We need to admit that most – if not the vast majority – of corporate directors simply do not understand complex derivative products, and we are demanding too much of them when we expect that they do. If we want directors to understand derivatives, they need to be chosen differently. A current or former CEO may not understand. And there is evidence that CEOs do not make better directors. A common refrain from directors I interview of large complex institutions is “Richard I don’t understand.” And these are very senior business people. In the words of one Chief Risk Officer of a bank, “Directors cannot possibly understand.”

Derivatives experts exist. They have narrow subject-matter expertise. What are the odds this type of person would be asked to serve on an investment bank board, pushing back on management all the time, when management and directors themselves select one another under the current system, rather than directors being selected by shareholders? The derivatives expert may not be asked because “they haven’t run anything.” As we move towards expert and diverse boards, these types of individuals need to populate boards to make them more effective.

Next, the trader, Mr.
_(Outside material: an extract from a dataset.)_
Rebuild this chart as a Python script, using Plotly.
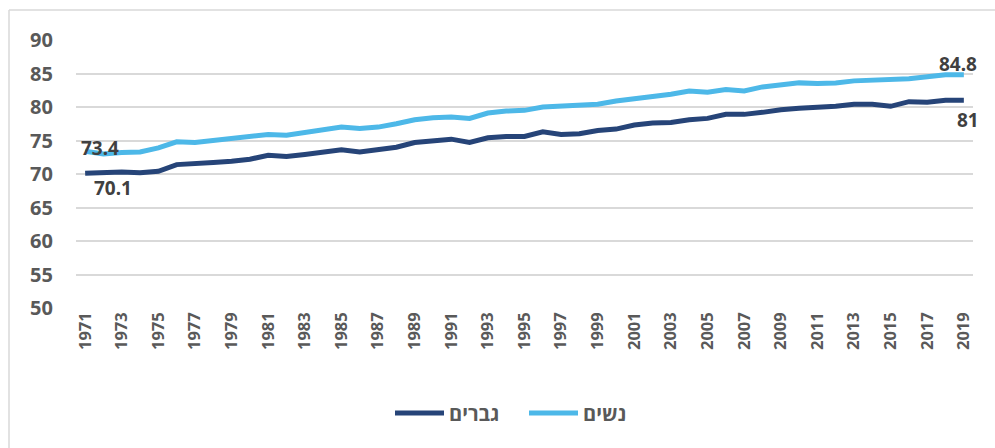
import plotly.graph_objects as go

years = [str(y) for y in range(1971, 2020)]
men = [70.1, 70.2, 70.3, 70.2, 70.4, 71.4, 71.5, 71.7, 71.9, 72.2,
       72.8, 72.6, 72.9, 73.2, 73.6, 73.3, 73.7, 74.0, 74.7, 75.0,
       75.2, 74.7, 75.4, 75.6, 75.6, 76.3, 75.9, 76.0, 76.5, 76.7,
       77.3, 77.6, 77.7, 78.1, 78.3, 78.9, 78.9, 79.2, 79.6, 79.8,
       79.9, 80.1, 80.4, 80.4, 80.1, 80.8, 80.7, 81.0, 81.0]
women = [73.4, 73.0, 73.2, 73.3, 73.9, 74.8, 74.7, 75.0, 75.3, 75.7,
         75.9, 75.8, 76.2, 76.6, 77.0, 76.8, 77.0, 77.5, 78.1, 78.4,
         78.5, 78.3, 79.1, 79.4, 79.5, 80.0, 80.1, 80.3, 80.4, 80.9,
         81.2, 81.5, 81.9, 82.4, 82.2, 82.6, 82.4, 83.0, 83.3, 83.6,
         83.5, 83.6, 83.9, 84.0, 84.1, 84.2, 84.5, 84.8, 84.8]
series_names = ["גברים", "נשים"]
tick_years = years[::2]
y_ticks = [50, 55, 60, 65, 70, 75, 80, 85, 90]
start_labels = ["70.1", "73.4"]
end_labels = ["81", "84.8"]

DARK = "#264478"
LIGHT = "#4DB8E8"
GRAY = "#595959"
FONT = "Noto Sans"
HEB_FONT = "Open Sans, DejaVu Sans"

W, H = 995, 448
L, R, T, B = 76, 22, 40, 140
pw, ph = W - L - R, H - T - B

def px_x(p):
    return (p - L) / pw

def px_y(p):
    return 1 - (p - T) / ph

fig = go.Figure()
fig.add_trace(go.Scatter(x=years, y=men, mode="lines", name=series_names[0],
                         line=dict(color=DARK, width=5), legend="legend"))
fig.add_trace(go.Scatter(x=years, y=women, mode="lines", name=series_names[1],
                         line=dict(color=LIGHT, width=5), legend="legend2"))

first_i, last_i = 0, len(years) - 1
lab_font = dict(family=FONT, size=19, color="#404040", weight="bold")
fig.add_annotation(x=first_i, y=women[first_i], text=start_labels[1], showarrow=False,
                   xshift=15, yshift=3, font=lab_font)
fig.add_annotation(x=first_i, y=men[first_i], text=start_labels[0], showarrow=False,
                   xshift=28, yshift=-15, font=lab_font)
fig.add_annotation(x=last_i, y=women[last_i], text=end_labels[1], showarrow=False,
                   xshift=-6, yshift=11, font=lab_font)
fig.add_annotation(x=last_i, y=men[last_i], text=end_labels[0], showarrow=False,
                   xshift=4, yshift=-20, font=lab_font)

# chart border (left and top)
fig.add_shape(type="line", xref="paper", yref="paper",
              x0=px_x(9), x1=px_x(9), y0=px_y(10), y1=px_y(H + 5),
              line=dict(color="#d9d9d9", width=1.5))
fig.add_shape(type="line", xref="paper", yref="paper",
              x0=px_x(9), x1=px_x(W + 5), y0=px_y(10), y1=px_y(10),
              line=dict(color="#d9d9d9", width=1.5))

leg_common = dict(orientation="h", xanchor="left", y=px_y(413), yanchor="middle",
                  font=dict(family=HEB_FONT, size=20, color=GRAY, weight="bold"),
                  itemwidth=49, bgcolor="rgba(0,0,0,0)")

fig.update_layout(
    width=W, height=H,
    margin=dict(l=L, r=R, t=T, b=B, pad=0, autoexpand=False),
    paper_bgcolor="white", plot_bgcolor="white",
    showlegend=True,
    legend=dict(x=px_x(390), **leg_common),
    legend2=dict(x=px_x(524), **leg_common),
    xaxis=dict(type="category", range=[-0.5, len(years) - 0.5],
               tickmode="array", tickvals=tick_years, automargin=False,
               ticktext=tick_years, tickangle=-90, showgrid=False,
               showline=False, zeroline=False, ticks="",
               tickfont=dict(family=FONT, size=16.5, color=GRAY, weight="bold")),
    yaxis=dict(range=[50, 90], tickmode="array", tickvals=y_ticks,
               showgrid=True, gridcolor="#d9d9d9", gridwidth=1.5,
               zeroline=False, showline=False, ticks="", automargin=False,
               ticklabelstandoff=22,
               tickfont=dict(family=FONT, size=20, color=GRAY, weight="bold")),
)

fig.write_html("out.html", config={"displayModeBar": False},
               post_script="document.body.style.margin='0';document.body.style.overflow='hidden';")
Adoboli, is not simply a “rogue” as UBS maintains. He is an employee operating within a system of deficient internal controls. The bank, the management and regulators are at fault.
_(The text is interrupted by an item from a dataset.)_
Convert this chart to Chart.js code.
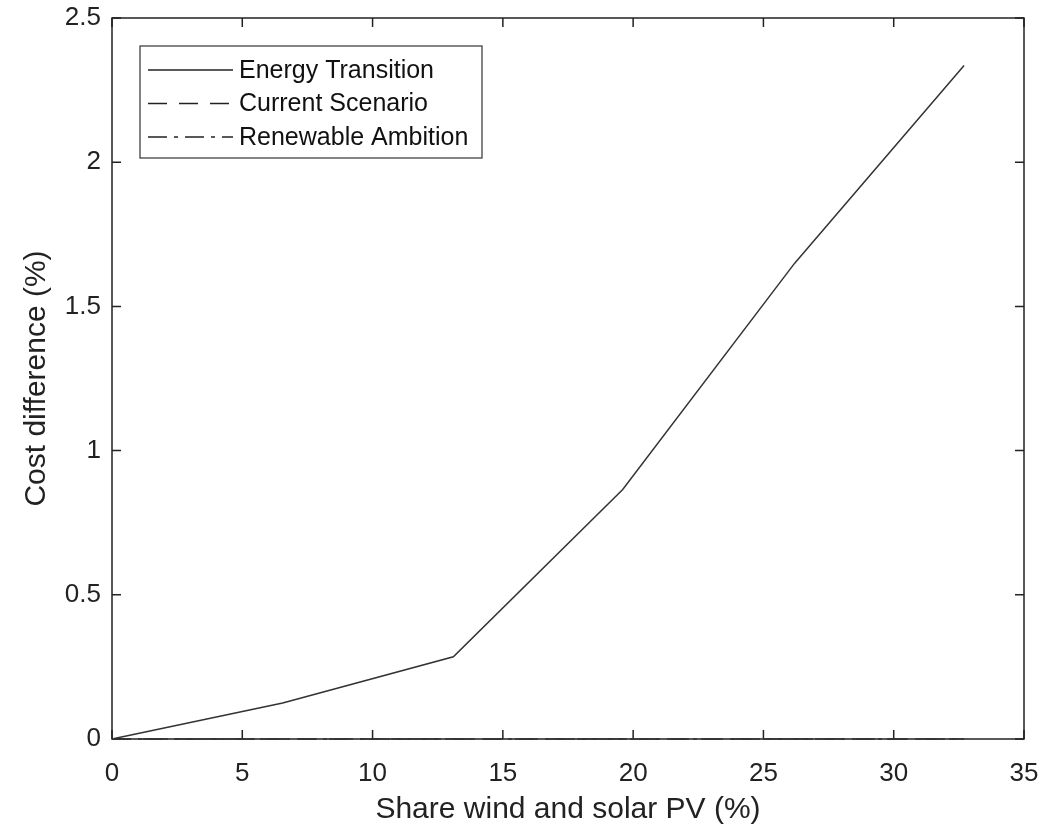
<!DOCTYPE html>
<html>
<head>
<meta charset="utf-8">
<script src="https://cdn.jsdelivr.net/npm/chart.js@4"></script>
<style>
  html, body { margin: 0; padding: 0; background: #fff; }
  #wrap { width: 1043px; height: 827px; }
</style>
</head>
<body>
<div id="wrap"><canvas id="grafica" width="1043" height="827"></canvas></div>
<script>
// datos
const shareWindSolar = [0, 6.55, 13.1, 19.6, 26.2, 32.7];
const energyTransition = [0, 0.125, 0.285, 0.865, 1.65, 2.335];
const currentScenario = [0, 0, 0, 0, 0, 0];
const renewableAmbition = [0, 0, 0, 0, 0, 0];
const xTicks = [0, 5, 10, 15, 20, 25, 30, 35];
const yTicks = [0, 0.5, 1, 1.5, 2, 2.5];

const fuente = "'Liberation Sans', Arial, Helvetica, sans-serif";

function puntos(ys) {
    return shareWindSolar.map((x, i) => ({ x: x, y: ys[i] }));
}

// marco y ticks hacia dentro, estilo matlab
const marcoPlugin = {
    id: 'marco',
    beforeDatasetsDraw(chart) {
        const { ctx, chartArea: a, scales } = chart;
        const largo = 9;
        ctx.save();
        ctx.strokeStyle = '#222';
        ctx.lineWidth = 1.5;
        ctx.strokeRect(a.left, a.top, a.right - a.left, a.bottom - a.top);
        ctx.beginPath();
        xTicks.forEach(v => {
            const px = scales.x.getPixelForValue(v);
            ctx.moveTo(px, a.bottom); ctx.lineTo(px, a.bottom - largo);
            ctx.moveTo(px, a.top); ctx.lineTo(px, a.top + largo);
        });
        yTicks.forEach(v => {
            const py = scales.y.getPixelForValue(v);
            ctx.moveTo(a.left, py); ctx.lineTo(a.left + largo, py);
            ctx.moveTo(a.right, py); ctx.lineTo(a.right - largo, py);
        });
        ctx.stroke();
        ctx.restore();
    },
    afterDraw(chart) {
        // leyenda dentro del area
        const { ctx, chartArea: a } = chart;
        const x0 = a.left + 28, y0 = a.top + 28, w = 342, h = 112;
        ctx.save();
        ctx.fillStyle = '#fff';
        ctx.fillRect(x0, y0, w, h);
        ctx.strokeStyle = '#333';
        ctx.lineWidth = 1.2;
        ctx.strokeRect(x0, y0, w, h);
        ctx.font = '25px ' + fuente;
        ctx.textBaseline = 'middle';
        chart.data.datasets.forEach((ds, i) => {
            const yy = y0 + 24 + i * 33.5;
            ctx.beginPath();
            ctx.setLineDash(ds.borderDash || []);
            ctx.strokeStyle = '#222';
            ctx.lineWidth = 1.5;
            ctx.moveTo(x0 + 8, yy);
            ctx.lineTo(x0 + 93, yy);
            ctx.stroke();
            ctx.setLineDash([]);
            ctx.fillStyle = '#111';
            ctx.fillText(ds.label, x0 + 99, yy + 1);
        });
        ctx.restore();
    }
};

const datos = {
    datasets: [{
        label: 'Energy Transition',
        data: puntos(energyTransition),
        borderColor: '#333',
        borderWidth: 1.5,
        borderDash: [],
    }, {
        label: 'Current Scenario',
        data: puntos(currentScenario),
        borderColor: '#333',
        borderWidth: 1.5,
        borderDash: [19, 12],
    }, {
        label: 'Renewable Ambition',
        data: puntos(renewableAmbition),
        borderColor: '#333',
        borderWidth: 1.5,
        borderDash: [19, 7, 4, 7],
    }]
};

const configGrafica = {
    type: 'line',
    data: datos,
    options: {
        responsive: false,
        animation: false,
        layout: { padding: { left: 15, right: 19, top: 18, bottom: 0 } },
        elements: { point: { radius: 0 }, line: { tension: 0 } },
        datasets: { line: { clip: 3 } },
        plugins: { legend: { display: false }, tooltip: { enabled: false } },
        scales: {
            x: {
                type: 'linear',
                min: 0, max: 35,
                grid: { display: false, drawTicks: false },
                border: { display: false },
                afterBuildTicks: s => { s.ticks = xTicks.map(v => ({ value: v })); },
                afterFit: s => { s.height = 88; s.paddingLeft = 0; s.paddingRight = 0; },
                ticks: { color: '#222', padding: 19, font: { family: fuente, size: 26 } },
                title: {
                    display: true,
                    text: 'Share wind and solar PV (%)',
                    color: '#222',
                    padding: { top: 0, bottom: -1 },
                    font: { family: fuente, size: 30 }
                }
            },
            y: {
                type: 'linear',
                min: 0, max: 2.5,
                grid: { display: false, drawTicks: false },
                border: { display: false },
                afterBuildTicks: s => { s.ticks = yTicks.map(v => ({ value: v })); },
                afterFit: s => { s.width = 112 - 15; s.paddingTop = 0; s.paddingBottom = 0; },
                ticks: {
                    color: '#222', padding: 11, font: { family: fuente, size: 26 },
                    callback: v => String(v)
                },
                title: {
                    display: true,
                    text: 'Cost difference (%)',
                    color: '#222',
                    padding: { top: 4, bottom: 0 },
                    font: { family: fuente, size: 30 }
                }
            }
        }
    },
    plugins: [marcoPlugin]
};

var grafica = new Chart(document.getElementById('grafica'), configGrafica);
</script>
</body>
</html>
Surveys and studies indicate that risk management is presently inadequate. There needs to be a significant restructuring of risk and assurance of risk. Risk management is a cost, and money spent on internal controls to mitigate risk does not contribute to the bottom line. CEOs resist, boards don’t understand, and regulators need to regulate.
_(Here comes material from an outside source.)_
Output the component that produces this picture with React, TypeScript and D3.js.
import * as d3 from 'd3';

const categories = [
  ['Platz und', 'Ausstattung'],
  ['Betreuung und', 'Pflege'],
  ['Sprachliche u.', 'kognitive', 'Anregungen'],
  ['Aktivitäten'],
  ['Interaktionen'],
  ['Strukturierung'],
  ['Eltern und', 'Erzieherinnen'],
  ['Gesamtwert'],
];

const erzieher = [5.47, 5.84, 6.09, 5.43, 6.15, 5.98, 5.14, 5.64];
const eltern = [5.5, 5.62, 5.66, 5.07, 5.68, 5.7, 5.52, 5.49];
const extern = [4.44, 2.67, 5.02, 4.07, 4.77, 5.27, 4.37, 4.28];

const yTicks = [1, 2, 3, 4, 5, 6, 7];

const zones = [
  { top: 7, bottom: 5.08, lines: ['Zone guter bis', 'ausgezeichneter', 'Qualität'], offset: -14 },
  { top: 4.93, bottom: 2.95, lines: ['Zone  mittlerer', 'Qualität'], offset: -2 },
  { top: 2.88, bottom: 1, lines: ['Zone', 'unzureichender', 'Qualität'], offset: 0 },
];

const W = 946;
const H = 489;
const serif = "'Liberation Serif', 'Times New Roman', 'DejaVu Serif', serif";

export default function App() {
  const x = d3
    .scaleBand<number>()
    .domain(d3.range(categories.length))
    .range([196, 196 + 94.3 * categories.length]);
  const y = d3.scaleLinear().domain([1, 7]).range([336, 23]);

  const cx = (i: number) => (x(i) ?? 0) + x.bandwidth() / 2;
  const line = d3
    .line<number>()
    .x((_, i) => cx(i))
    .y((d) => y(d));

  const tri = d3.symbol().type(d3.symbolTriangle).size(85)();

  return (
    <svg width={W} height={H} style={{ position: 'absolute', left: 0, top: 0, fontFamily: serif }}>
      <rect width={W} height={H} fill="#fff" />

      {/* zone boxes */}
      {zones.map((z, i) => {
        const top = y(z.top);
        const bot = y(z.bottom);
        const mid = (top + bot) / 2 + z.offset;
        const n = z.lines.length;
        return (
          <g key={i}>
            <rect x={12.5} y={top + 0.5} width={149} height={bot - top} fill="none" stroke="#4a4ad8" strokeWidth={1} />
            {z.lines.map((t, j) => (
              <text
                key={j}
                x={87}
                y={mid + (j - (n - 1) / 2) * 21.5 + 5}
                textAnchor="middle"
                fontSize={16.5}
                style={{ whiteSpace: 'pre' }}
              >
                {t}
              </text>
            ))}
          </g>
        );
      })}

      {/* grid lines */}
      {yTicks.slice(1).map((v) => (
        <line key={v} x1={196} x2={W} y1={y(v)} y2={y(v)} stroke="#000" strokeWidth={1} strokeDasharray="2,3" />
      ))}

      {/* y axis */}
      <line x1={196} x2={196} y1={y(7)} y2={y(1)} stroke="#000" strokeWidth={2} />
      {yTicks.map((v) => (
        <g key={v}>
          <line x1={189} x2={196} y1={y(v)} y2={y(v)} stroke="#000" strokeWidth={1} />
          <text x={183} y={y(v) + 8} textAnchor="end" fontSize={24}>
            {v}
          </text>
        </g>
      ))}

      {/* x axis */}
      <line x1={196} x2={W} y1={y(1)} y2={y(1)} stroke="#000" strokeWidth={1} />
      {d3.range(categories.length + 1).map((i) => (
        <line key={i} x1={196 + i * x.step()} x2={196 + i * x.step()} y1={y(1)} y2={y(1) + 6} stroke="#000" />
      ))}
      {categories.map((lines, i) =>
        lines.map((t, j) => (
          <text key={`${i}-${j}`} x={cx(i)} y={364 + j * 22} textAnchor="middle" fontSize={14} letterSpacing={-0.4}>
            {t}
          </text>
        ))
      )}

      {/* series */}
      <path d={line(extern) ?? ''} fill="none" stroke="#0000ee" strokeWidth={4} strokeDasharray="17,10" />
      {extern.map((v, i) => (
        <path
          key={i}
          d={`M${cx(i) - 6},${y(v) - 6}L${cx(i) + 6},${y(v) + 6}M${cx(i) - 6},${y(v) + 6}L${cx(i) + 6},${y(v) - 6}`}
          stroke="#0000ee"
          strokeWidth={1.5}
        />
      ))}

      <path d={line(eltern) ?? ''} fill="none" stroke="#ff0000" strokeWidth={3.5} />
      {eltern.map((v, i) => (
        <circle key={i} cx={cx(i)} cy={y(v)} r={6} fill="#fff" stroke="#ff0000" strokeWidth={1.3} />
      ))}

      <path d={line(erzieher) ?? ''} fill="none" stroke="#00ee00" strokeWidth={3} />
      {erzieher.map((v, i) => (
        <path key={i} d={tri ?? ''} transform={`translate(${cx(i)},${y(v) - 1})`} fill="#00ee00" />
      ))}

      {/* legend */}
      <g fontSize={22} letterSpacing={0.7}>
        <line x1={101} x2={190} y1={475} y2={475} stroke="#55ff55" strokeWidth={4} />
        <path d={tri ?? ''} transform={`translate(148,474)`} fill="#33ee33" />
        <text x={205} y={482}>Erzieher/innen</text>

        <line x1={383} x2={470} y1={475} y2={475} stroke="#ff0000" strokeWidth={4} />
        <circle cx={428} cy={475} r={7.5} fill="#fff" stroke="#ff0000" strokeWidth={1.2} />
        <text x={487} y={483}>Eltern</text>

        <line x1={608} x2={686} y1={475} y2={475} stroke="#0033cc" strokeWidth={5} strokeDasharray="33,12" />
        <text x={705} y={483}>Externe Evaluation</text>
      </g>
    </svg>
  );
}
The BP disaster resulted from flawed risk management according to expert reports. NewsCorp phone hacking is flawed risk management. The Canadian corporate governance guidelines on (National Policy 58-201) mentions the word “risk” twice in its entire set of guidelines, and the risk management provision is twenty-one words in length (section 3.4 c). Many governance codes addressing risk are similarly sparse and written at high levels, with rare exception. Without proper regulation, as a “stick,” boards have little to point to in insisting on robust risk management and internal controls.

When a CEO or CFO attests to a board of directors that the internal controls over risks are adequate, that attestation should be subject to external review, especially for operational risks such as environmental compliance, information technology, bribery, or complex derivatives – whatever it is that can materially affect – and if unchecked bring down – a company.

Internal controls exist – authorization of transactions, electronic safeguards, segregation of duties, control limits, and prevention of manual override. They cost money to implement and are often perceived by management as a “drag” on profit-making.

The rigor of internal controls over financial reporting for S-Ox needs to apply to all major business risks, not just financial. Companies will resist because of cost and distraction, so policy choices needs to be made. Are we willing to live with trusting a CEO?

More needs to be done as well in the governance context. Here is advice to the chairs of investment banks, in light of UBS:

The chair of the compensation committee should retain an independent compensation consultant to study the compensation for each material risk-taker, and report to the chair on how their remuneration is incenting adverse risk-taking. The compensation consultant must tailor risk-adjustment advice to suit that bank, and comply fully with all Basel Committee on Banking Supervision reports and recommendations. (Any blowback by management that we need to pay our people and traders this way or they will move to a competitor should be met by requests for empirical evidence, which, according to Ken Feinberg, the former US pay czar, does not exist.)

The chair of the audit committee of the investment bank should instruct internal audit to complete a thorough review of the design and effectiveness of internal controls over all trading activities, and report directly to the chair. The chair should approve the budget, resources and work plan. If the head of internal audit is not up to the task, the chair should fire him or her and find someone who is. If necessary, external assurance providers —not the external auditor— should be retained by the chair as well, and report directly to the committee not management.

Next, the chairs of these two committees, together with the board chair should meet with the CEO and CFO to inform them of the above two studies, and direct them to cooperate fully with all requests for information. Directors need to direct more, if and when required.

How many chairs have the fortitude to do this, I wonder? If directors are there to control management, then they must have the statutory authority and resources to do so.

Lastly, regulators need to regulate if and when required. Specifically, all regulators should separate, permanently, global wholesale/investment banking’s proprietary trading from retail banking. Otherwise taxpayers will be on the hook for a very dangerous industry, akin to “casino gambling” by critics. It is totally unacceptable that one person, reputed to have “bet $10bn,” can cause this much damage. If you multiply it, with contagion, the investment banking system is broke and dangerous. Regulators need to address this issue. It has been three years since the financial crisis. In the words of Martin Wolf, a member of the UK’s Independent Commission on Banking, “No sane country can allow taxpayers to stand behind such risks.”